I am really leading up to something that has disturbed me for a long time, and I know this will raise a lot of flak. I am talking about FASTING.

Is it my imagination that this generation has become very flabby and weak with regards to fasting on fast days? In my time, most men, women, and children a year before the age of mitzva fasted on fast days, without making much of a to-do. Here, in Eretz Yisroel, the `practice' has become lax. I can understand that the outlook has been ingrained differently for Jerusalemites, and Israelis at large, who have suffered wars, austerity, food shortages, epidemics, sieges and so on throughout history. Up to about twenty years ago, food has never been plentiful here since the churbon, I believe, so psychologically, people felt weak even when nutritionally they may have been up to par.

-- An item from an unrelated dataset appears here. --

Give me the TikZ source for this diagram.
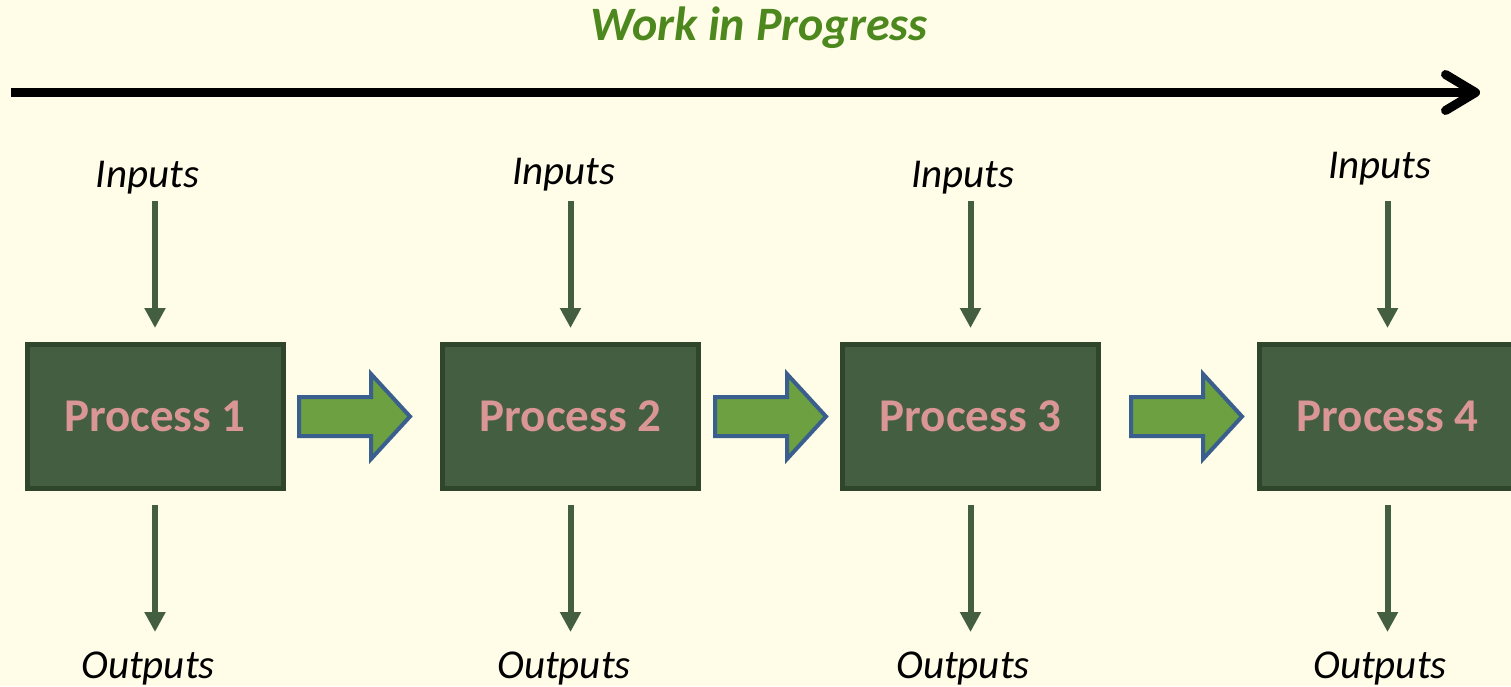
\documentclass[tikz,border=0pt]{standalone}
\usepackage{fontspec}
\setmainfont{Carlito}
\usetikzlibrary{arrows.meta}
\definecolor{paper}{RGB}{255,253,232}
\definecolor{boxfill}{RGB}{67,94,64}
\definecolor{boxedge}{RGB}{48,70,44}
\definecolor{pinktext}{RGB}{217,150,148}
\definecolor{titlegreen}{RGB}{76,136,30}
\definecolor{flowfill}{RGB}{108,160,64}
\definecolor{flowedge}{RGB}{58,95,143}
\tikzset{
  process/.style={draw=boxedge,line width=5pt,fill=boxfill,minimum width=256pt,
    minimum height=144pt,inner sep=0pt,text=pinktext,
    font=\fontsize{47}{50}\selectfont\bfseries},
  label/.style={anchor=base,inner sep=0pt,font=\fontsize{41}{44}\selectfont\itshape},
  feed/.style={boxfill,line width=6pt,-{Triangle[length=20pt,width=20pt]}},
  flow/.style={draw=flowedge,line width=4pt,fill=flowfill,line join=miter},
}
\begin{document}
\begin{tikzpicture}[x=1pt,y=-1pt]
\fill[paper] (0,0) rectangle (1511,686);
\useasboundingbox (0,0) rectangle (1511,686);
\clip (0,0) rectangle (1511,686);
% title and time line
\node[font=\fontsize{48}{52}\selectfont\bfseries\itshape,text=titlegreen,anchor=base] (wip) at (759,40) {Work in Progress};
\draw[line width=9pt,-{Straight Barb[length=30pt,width=36pt,line cap=round,line join=round]}] (11,92.5) -- (1480,92.5);
% process boxes
\node[process] (p1) at (155,416.5) {Process 1};
\node[process] (p2) at (570.5,416.5) {Process 2};
\node[process] (p3) at (970.5,416.5) {Process 3};
\node[process] (p4) at (1387.5,416.5) {Process 4};
% inputs and outputs
\node[label] (in1) at (147.5,187) {Inputs};
\node[label] (in2) at (564,184) {Inputs};
\node[label] (in3) at (963,187) {Inputs};
\node[label] (in4) at (1380,178) {Inputs};
\node[label] (out1) at (148,678) {Outputs};
\node[label] (out2) at (564,678) {Outputs};
\node[label] (out3) at (963,678) {Outputs};
\node[label] (out4) at (1380,678) {Outputs};
\foreach \i in {1,...,4}{
  \coordinate (src\i) at ([yshift=141pt]p\i.north);
  \coordinate (dst\i) at ([yshift=-141pt]p\i.south);
  \draw[feed] (src\i) -- ([yshift=14pt]p\i.north);
  \draw[feed] ([yshift=-14pt]p\i.south) -- (dst\i);
}
% block arrows between the boxes
\foreach \x in {299,715,1131}
  \draw[flow] (\x,397) -- (\x+72,397) -- (\x+72,374) -- (\x+111,416.5)
    -- (\x+72,459) -- (\x+72,436) -- (\x,436) -- cycle;
\end{tikzpicture}
\end{document}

In my chessed volunteer work, I have come across many people and have marveled at their different outlooks towards fasting in particular. One woman from Iraq says that in the old country, all women fasted from twelve on, and took it for granted. And since it was the norm, you went along with it and expected your body to psychosomatically comply to social demands. Mind over food. The exceptions were few. Another woman from Morocco, also unschooled like the above, was accustomed to fasting as a norm, and today, in her middle sixties, continues to do so religiously, has NEVER missed a fast!

In total contrast, there is another woman who says she only fasts on Yom Kippur, not even on Tisha B'av, since she has always been either pregnant or within two years of birth. This was a rabbinical rule which far be it from me to question. I DO question the idea that she went to ask it altogether.

That's my big question, and I am wondering if we changed our attitude towards eating in general and towards fasting, we couldn't just slide in and out of fast days without much physical ado.

I once envisioned some philanthropist coming along and giving a money reward to teenage girls for each fast completed - just to get them into the habit. What a hue and cry there would be! But I've made my point, I hope.

I have one daughter, for example, who does not give treats to her children, and has definite times when they eat and when they don't. I once sent her a package of things she needed along with someone traveling to her town. Three weeks later she told me she still had the packages of Bamba I had sent. She had not found the `opportunity' to give it to the kids. Forget about sweets, Bamba is a simple, supposedly healthful, or at least not harmful, nosh. Yet she felt it unnecessary -- it had no place in her daily regimen.

To those who agree that our generation has a problem with compulsive eating, I would recommend the simple experiment above of monitoring how often we eat. Then, going on to three structured meals with no in-betweens. Mealtime will have a different quality when you come hungry to the table. If you wish to bend these rules, make different ones, like the suggested fruit bowl, or a suggested structured tea/coffee break, with nothing before or after. The important thing is to establish the rules you wish to keep and relegate eating to function, not pastime. You can print them and post them on the kitchen door, if you like. In our home, for example, we post a sign on Pesach of food rules, like not eating in others' homes, not eating something that fell on the floor, not putting food on uncovered surfaces etc. Rules that create an awareness that we are eating; eating has become too automatic. I would venture to say, to such a degree that we often forget a brocha acharona.

When my kids were small, a few mothers tried to institute changes in the birthday pecklach in kindergarten, and asked the teacher to make the treats uniform. Just like a badatz hechsher became an absolute requirement, so can no-sweets, and down to a definite budget. Mothers can get together and insist. There is strength in numbers, dear mothers, and even with your teenage daughters, you can establish rules of: only pretzels, only crackers, only fruit, only home-baked cookies, only from four to five and not before meals, whatever, and stick to it. Besides, if you just see how much money goes down the esophagus drain for air (Bamba) or juni, you will see I am right.

Would love to see a new trend, and see other grandmothers echoing these sentiments in this section! Or have I said too much of a mouthful?